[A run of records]

● ● ●

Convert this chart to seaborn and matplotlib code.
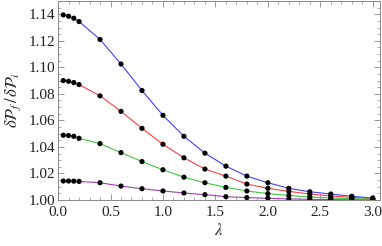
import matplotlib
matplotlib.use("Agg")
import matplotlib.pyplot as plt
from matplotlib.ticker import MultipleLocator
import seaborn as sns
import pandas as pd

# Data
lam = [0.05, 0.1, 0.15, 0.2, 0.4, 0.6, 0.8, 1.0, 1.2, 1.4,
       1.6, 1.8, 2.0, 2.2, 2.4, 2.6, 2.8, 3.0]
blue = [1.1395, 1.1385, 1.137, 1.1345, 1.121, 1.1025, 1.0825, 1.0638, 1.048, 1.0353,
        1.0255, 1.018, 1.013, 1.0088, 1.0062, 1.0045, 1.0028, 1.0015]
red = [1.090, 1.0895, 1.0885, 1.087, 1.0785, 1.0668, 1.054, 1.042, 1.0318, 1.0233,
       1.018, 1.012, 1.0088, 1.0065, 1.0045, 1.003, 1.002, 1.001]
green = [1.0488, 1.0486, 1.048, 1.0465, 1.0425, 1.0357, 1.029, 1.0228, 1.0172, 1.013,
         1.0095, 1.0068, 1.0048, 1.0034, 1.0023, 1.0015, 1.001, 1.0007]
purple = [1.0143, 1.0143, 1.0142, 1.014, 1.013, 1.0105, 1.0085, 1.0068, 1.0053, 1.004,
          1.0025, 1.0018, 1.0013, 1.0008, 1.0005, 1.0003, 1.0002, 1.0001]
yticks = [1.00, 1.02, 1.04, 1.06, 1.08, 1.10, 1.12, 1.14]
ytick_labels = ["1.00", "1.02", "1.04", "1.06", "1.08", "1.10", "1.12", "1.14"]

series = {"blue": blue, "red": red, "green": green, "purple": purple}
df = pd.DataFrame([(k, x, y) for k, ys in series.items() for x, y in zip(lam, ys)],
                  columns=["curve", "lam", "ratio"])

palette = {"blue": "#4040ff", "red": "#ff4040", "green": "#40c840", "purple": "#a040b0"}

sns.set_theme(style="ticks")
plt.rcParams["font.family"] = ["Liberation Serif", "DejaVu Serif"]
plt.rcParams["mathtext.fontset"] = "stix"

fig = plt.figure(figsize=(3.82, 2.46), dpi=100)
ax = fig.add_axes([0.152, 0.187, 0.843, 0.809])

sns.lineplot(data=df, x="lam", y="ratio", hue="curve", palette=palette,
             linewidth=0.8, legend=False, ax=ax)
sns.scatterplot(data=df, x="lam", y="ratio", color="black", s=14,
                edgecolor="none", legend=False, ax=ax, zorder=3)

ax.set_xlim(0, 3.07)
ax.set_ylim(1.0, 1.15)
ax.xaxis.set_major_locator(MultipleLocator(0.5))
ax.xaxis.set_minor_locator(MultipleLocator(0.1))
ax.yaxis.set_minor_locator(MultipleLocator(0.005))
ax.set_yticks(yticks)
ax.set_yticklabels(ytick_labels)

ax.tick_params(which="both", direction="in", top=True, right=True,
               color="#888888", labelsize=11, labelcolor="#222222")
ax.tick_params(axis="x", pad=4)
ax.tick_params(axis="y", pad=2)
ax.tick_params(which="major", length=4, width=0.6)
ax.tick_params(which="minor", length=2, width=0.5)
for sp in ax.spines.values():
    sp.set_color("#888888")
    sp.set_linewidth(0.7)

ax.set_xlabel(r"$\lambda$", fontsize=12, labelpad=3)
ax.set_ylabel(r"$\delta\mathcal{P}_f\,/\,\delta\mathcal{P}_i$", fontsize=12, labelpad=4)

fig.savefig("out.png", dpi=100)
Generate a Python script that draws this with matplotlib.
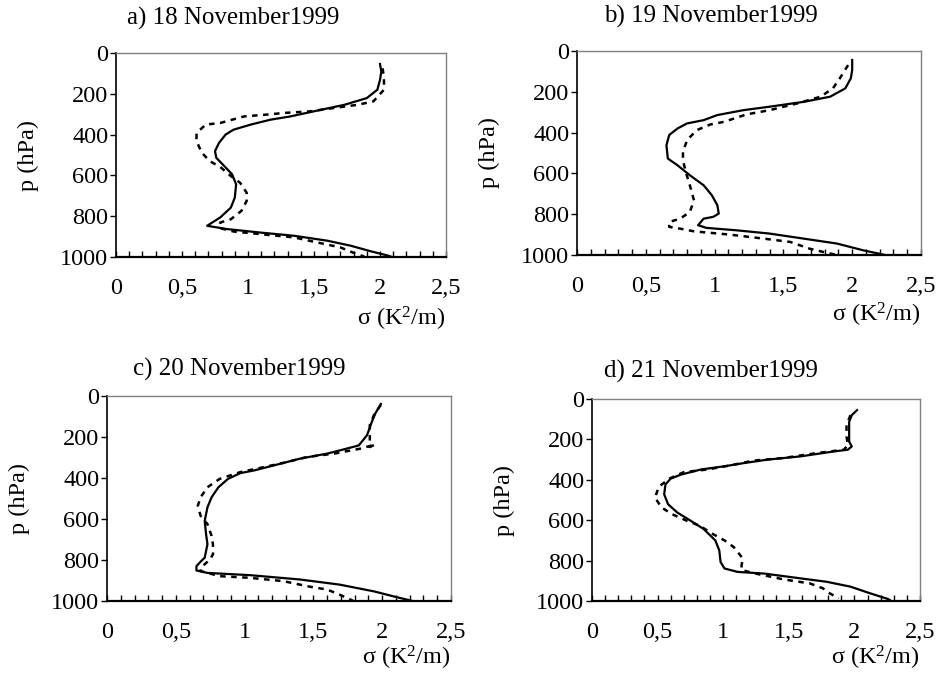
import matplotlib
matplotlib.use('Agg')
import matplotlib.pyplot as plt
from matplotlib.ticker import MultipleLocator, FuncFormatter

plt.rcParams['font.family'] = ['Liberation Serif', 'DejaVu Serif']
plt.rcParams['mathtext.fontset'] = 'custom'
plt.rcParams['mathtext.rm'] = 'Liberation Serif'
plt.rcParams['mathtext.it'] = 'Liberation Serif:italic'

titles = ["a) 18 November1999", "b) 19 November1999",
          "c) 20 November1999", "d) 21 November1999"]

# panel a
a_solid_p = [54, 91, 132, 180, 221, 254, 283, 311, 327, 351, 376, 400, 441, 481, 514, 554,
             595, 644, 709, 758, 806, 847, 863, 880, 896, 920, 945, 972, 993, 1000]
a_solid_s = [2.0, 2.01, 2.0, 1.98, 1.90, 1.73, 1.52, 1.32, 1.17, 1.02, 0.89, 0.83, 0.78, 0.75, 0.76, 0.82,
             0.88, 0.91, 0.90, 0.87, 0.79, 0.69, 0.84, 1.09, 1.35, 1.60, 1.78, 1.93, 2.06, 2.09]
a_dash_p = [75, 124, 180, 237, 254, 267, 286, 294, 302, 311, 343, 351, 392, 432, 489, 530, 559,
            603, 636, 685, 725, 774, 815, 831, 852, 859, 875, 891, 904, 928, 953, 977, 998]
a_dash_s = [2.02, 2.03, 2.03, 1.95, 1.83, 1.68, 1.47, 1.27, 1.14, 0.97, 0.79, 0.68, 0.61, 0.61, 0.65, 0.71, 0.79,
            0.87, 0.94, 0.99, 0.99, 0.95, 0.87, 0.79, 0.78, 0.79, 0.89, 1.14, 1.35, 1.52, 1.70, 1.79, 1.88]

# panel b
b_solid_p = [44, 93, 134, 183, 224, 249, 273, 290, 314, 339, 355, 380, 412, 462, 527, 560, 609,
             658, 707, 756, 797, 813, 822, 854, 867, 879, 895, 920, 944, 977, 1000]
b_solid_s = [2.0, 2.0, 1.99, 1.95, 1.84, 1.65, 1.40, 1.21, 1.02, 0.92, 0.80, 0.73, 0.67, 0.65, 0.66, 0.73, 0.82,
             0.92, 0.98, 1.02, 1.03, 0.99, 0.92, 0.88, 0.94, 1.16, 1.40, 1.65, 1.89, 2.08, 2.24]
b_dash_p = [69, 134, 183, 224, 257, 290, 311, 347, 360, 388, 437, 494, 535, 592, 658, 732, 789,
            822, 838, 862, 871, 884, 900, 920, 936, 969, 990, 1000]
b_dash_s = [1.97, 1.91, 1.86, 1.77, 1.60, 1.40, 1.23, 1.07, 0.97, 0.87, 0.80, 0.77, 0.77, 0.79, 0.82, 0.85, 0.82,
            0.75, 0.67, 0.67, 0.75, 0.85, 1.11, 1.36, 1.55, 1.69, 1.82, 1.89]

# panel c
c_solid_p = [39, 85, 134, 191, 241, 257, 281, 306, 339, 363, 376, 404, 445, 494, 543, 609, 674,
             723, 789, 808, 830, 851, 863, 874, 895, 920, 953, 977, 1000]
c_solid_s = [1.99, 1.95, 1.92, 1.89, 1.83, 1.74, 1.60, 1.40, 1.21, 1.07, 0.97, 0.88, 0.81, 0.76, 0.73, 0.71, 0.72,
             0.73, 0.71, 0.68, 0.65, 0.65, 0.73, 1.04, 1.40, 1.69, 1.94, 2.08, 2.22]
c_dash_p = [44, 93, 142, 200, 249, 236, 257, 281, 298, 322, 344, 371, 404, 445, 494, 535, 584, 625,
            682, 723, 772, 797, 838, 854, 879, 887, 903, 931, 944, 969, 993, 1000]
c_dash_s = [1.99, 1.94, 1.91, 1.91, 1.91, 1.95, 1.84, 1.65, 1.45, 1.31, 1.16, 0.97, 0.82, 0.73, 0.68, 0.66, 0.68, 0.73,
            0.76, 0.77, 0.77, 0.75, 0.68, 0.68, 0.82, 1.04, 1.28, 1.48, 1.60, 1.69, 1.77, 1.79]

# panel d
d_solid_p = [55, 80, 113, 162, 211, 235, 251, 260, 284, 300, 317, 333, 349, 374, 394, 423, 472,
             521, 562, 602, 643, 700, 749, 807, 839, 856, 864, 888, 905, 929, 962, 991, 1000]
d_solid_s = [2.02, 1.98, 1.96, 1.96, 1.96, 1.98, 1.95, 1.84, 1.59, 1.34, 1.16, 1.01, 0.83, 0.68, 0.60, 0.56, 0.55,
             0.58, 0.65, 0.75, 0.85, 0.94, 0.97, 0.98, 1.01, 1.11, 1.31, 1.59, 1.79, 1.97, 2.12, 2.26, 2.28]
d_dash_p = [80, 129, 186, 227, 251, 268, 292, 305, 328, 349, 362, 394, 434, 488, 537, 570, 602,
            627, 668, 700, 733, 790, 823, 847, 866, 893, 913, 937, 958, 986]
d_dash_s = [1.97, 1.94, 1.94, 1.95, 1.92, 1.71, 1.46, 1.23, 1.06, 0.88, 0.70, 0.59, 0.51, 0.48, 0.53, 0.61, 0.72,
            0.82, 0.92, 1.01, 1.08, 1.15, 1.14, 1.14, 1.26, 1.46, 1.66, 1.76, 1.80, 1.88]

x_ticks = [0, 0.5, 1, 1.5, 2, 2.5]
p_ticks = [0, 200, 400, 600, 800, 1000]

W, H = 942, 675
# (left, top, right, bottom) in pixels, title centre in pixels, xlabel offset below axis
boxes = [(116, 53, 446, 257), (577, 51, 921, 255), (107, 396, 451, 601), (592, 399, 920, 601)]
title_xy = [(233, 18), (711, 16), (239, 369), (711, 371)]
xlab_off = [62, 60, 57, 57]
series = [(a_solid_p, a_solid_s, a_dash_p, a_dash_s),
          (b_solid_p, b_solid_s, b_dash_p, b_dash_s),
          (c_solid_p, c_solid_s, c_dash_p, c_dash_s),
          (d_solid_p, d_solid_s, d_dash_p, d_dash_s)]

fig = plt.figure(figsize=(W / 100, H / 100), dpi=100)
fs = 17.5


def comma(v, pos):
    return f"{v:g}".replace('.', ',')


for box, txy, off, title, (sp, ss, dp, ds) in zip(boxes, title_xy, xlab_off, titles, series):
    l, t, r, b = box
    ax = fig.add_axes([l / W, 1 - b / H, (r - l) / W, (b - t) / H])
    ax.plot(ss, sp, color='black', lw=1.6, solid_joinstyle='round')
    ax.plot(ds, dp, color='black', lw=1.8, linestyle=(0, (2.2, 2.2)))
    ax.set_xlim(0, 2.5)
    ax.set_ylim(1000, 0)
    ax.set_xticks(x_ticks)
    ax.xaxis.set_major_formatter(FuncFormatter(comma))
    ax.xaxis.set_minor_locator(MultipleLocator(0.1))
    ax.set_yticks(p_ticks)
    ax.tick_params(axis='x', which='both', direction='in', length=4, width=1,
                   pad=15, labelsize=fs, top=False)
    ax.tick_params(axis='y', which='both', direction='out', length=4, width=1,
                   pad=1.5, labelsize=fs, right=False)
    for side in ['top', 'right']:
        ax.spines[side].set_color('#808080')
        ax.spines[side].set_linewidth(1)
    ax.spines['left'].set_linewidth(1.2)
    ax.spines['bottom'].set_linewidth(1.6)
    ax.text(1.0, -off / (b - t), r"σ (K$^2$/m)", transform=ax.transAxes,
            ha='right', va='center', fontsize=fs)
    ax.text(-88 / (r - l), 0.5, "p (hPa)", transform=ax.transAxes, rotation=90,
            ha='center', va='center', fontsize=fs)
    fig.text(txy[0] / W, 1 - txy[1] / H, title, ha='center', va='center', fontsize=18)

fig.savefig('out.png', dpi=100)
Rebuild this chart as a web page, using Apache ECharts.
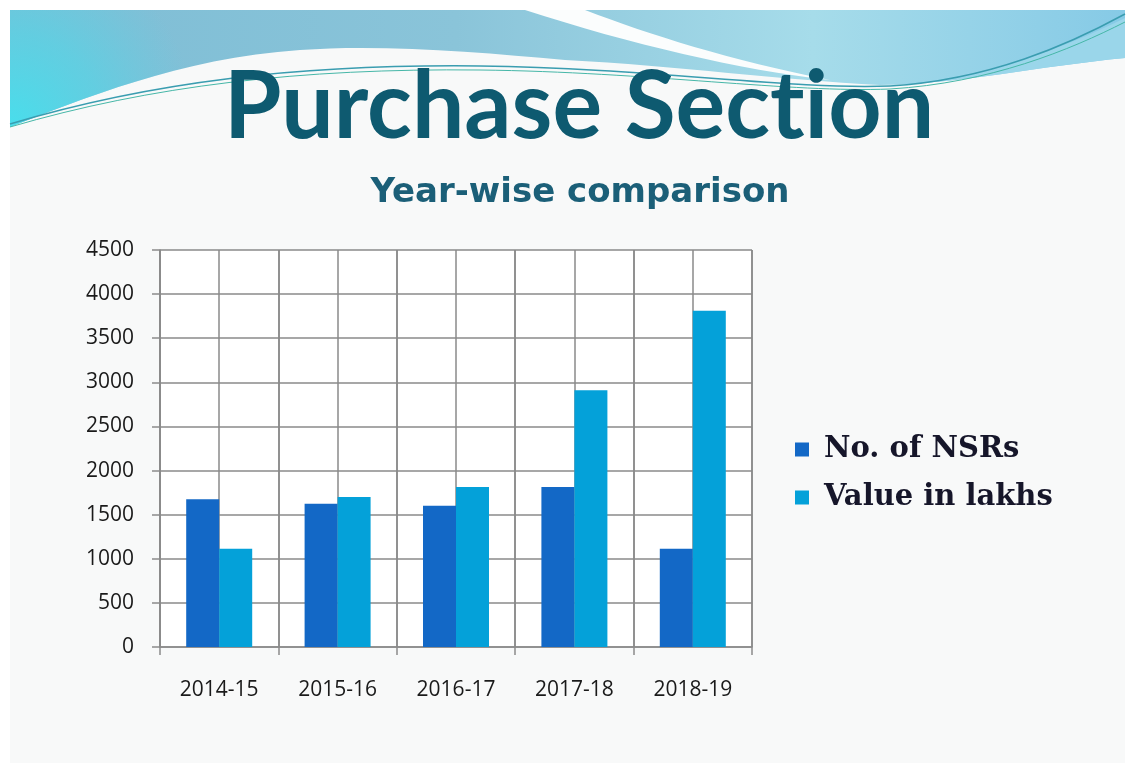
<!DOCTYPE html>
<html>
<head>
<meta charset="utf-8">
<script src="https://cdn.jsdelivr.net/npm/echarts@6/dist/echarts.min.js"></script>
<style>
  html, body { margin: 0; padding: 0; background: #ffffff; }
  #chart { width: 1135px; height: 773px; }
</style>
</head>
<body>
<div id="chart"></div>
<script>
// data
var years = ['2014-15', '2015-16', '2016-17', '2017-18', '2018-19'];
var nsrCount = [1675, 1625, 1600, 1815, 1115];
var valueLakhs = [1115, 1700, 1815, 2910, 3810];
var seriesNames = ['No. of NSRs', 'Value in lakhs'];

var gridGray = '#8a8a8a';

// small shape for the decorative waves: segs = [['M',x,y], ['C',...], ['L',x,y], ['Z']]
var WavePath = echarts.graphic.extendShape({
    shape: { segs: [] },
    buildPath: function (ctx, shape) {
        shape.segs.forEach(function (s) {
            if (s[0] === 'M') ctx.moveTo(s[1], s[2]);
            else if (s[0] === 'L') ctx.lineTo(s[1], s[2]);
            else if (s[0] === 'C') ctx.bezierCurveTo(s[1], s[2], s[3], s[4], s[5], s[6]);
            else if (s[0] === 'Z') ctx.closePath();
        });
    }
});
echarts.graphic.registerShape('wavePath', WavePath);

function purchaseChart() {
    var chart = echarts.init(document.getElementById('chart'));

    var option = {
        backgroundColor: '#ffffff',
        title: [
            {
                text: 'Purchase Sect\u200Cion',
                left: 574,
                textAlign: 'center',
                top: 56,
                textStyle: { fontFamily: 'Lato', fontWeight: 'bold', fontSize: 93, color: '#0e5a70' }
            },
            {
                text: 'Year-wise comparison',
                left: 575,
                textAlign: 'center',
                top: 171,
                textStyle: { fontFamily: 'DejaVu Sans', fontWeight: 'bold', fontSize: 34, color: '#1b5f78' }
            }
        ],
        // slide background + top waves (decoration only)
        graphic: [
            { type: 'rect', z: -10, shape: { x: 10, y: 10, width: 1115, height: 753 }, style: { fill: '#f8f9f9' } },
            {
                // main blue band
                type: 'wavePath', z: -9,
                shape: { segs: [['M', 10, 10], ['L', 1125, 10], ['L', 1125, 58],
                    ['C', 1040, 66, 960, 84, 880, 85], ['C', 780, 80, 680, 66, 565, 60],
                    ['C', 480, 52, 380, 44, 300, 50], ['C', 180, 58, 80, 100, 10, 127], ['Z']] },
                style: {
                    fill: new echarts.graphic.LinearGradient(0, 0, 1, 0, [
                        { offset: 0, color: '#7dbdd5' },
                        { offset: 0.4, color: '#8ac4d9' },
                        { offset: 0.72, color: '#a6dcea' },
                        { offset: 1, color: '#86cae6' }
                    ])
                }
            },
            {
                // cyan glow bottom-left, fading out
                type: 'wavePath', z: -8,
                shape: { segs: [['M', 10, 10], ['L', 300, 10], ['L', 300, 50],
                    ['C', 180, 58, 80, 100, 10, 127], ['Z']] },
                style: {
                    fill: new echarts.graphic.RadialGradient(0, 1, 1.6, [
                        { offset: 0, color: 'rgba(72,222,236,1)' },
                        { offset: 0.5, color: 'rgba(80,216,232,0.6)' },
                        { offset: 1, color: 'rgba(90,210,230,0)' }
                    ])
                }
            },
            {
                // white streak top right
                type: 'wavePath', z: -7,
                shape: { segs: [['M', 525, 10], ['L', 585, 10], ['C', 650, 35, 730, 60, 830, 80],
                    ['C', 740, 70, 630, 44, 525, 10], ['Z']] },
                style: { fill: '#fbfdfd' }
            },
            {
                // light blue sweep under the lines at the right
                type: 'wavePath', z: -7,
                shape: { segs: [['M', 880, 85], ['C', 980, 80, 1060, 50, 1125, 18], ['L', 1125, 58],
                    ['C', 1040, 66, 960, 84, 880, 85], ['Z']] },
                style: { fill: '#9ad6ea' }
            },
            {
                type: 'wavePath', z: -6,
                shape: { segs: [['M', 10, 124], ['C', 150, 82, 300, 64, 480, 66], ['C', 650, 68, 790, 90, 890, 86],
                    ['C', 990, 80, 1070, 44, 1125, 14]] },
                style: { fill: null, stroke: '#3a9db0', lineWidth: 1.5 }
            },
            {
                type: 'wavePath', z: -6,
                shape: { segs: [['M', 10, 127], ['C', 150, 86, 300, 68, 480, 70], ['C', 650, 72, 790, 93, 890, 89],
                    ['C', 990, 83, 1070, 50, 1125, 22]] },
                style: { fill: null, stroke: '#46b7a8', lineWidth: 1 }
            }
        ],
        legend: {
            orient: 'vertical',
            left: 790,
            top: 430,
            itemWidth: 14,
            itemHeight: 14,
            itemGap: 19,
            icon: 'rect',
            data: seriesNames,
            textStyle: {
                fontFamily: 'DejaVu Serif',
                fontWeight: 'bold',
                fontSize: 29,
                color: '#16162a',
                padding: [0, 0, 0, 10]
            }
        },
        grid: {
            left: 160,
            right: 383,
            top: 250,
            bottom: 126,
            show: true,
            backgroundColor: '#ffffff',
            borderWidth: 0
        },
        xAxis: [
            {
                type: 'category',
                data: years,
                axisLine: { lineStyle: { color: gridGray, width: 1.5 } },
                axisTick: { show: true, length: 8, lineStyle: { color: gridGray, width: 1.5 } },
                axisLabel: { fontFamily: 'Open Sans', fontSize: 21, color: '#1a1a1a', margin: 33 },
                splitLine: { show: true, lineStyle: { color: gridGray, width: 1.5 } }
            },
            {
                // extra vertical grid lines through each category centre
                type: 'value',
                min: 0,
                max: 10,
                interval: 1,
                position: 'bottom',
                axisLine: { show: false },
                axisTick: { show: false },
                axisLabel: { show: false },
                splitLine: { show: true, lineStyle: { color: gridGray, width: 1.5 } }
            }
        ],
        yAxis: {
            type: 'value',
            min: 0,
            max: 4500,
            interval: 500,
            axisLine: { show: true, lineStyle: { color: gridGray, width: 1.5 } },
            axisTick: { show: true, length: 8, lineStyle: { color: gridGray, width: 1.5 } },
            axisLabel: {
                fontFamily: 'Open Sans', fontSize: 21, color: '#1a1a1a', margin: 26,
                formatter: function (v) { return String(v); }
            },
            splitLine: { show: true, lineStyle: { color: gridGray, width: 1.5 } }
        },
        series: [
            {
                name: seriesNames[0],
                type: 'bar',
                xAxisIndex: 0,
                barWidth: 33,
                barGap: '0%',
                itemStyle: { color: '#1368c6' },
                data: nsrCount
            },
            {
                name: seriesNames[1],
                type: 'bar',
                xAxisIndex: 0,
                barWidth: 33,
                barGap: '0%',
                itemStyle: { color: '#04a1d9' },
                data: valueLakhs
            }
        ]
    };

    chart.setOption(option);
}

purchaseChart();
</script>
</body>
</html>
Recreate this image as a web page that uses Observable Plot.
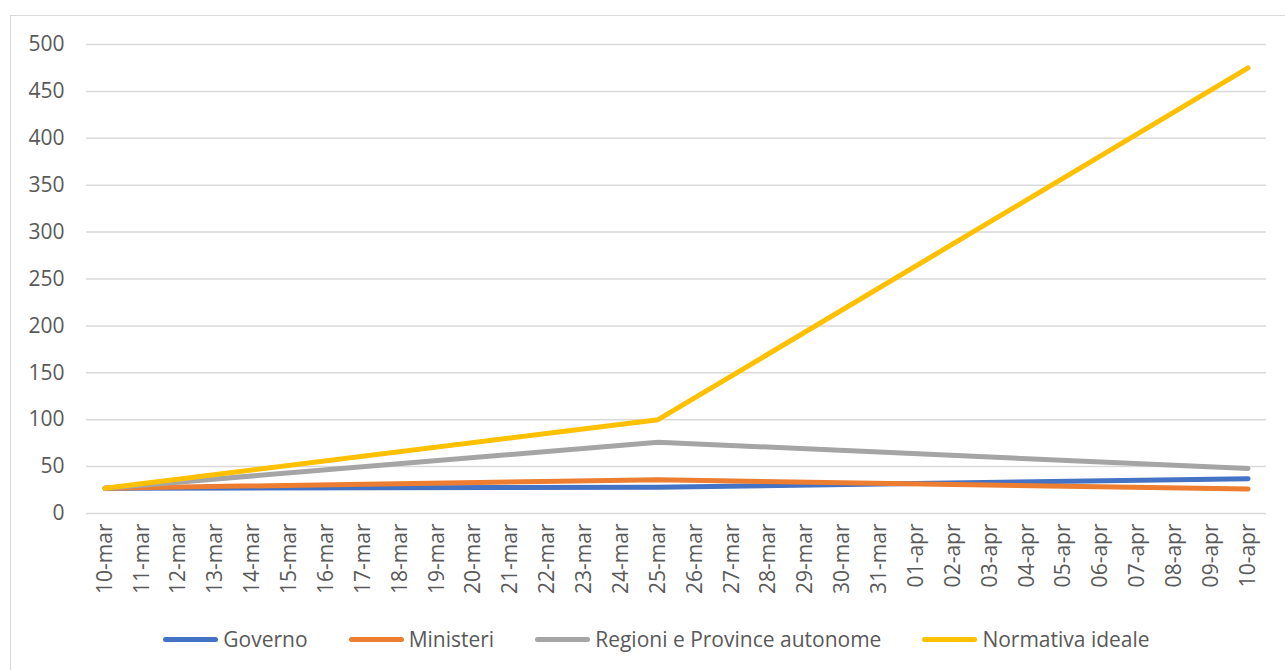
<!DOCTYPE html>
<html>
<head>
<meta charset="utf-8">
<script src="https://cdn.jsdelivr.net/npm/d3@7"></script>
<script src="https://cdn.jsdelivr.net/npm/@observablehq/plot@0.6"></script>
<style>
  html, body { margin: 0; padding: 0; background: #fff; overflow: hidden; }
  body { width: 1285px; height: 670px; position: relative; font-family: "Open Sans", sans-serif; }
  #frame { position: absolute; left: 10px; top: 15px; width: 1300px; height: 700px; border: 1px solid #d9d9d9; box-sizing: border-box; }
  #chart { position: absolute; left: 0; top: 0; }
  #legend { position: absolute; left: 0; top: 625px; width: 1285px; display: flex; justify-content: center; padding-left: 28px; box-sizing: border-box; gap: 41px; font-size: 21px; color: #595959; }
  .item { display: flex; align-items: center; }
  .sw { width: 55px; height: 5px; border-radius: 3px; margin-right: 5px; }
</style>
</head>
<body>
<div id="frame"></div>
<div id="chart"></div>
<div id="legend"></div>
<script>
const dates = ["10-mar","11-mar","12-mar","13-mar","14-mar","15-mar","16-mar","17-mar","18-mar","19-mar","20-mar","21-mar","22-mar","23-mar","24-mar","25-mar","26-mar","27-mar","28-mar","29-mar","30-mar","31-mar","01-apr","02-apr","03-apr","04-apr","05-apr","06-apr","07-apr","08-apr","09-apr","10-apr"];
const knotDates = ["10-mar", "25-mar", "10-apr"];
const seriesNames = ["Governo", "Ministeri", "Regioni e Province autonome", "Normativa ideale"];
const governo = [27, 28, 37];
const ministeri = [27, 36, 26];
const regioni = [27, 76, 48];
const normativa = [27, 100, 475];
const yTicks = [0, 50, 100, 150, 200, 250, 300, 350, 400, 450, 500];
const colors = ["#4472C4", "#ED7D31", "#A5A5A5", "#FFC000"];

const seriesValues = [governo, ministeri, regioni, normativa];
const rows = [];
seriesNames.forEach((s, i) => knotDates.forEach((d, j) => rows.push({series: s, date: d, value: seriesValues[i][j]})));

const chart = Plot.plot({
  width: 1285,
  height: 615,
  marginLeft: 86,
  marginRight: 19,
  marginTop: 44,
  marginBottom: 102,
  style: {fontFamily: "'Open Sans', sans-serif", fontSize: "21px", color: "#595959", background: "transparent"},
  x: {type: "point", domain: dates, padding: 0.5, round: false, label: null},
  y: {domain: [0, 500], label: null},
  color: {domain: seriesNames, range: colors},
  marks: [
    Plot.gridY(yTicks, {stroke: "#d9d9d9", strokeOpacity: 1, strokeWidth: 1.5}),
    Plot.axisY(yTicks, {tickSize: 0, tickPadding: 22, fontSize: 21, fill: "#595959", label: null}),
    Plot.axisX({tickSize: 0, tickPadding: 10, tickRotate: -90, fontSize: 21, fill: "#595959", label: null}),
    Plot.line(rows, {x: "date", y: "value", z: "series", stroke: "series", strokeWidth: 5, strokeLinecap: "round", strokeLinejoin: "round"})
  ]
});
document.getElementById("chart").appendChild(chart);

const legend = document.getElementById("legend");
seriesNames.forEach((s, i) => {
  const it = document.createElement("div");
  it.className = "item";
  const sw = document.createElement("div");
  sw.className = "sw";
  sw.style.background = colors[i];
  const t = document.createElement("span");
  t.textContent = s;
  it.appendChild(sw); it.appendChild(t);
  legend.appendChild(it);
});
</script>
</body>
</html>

● ● ●

--- Set exercise ---
Say how many lines of the data include the word "that". Nothing other than the number should be given.

--- Solution to this problem ---
2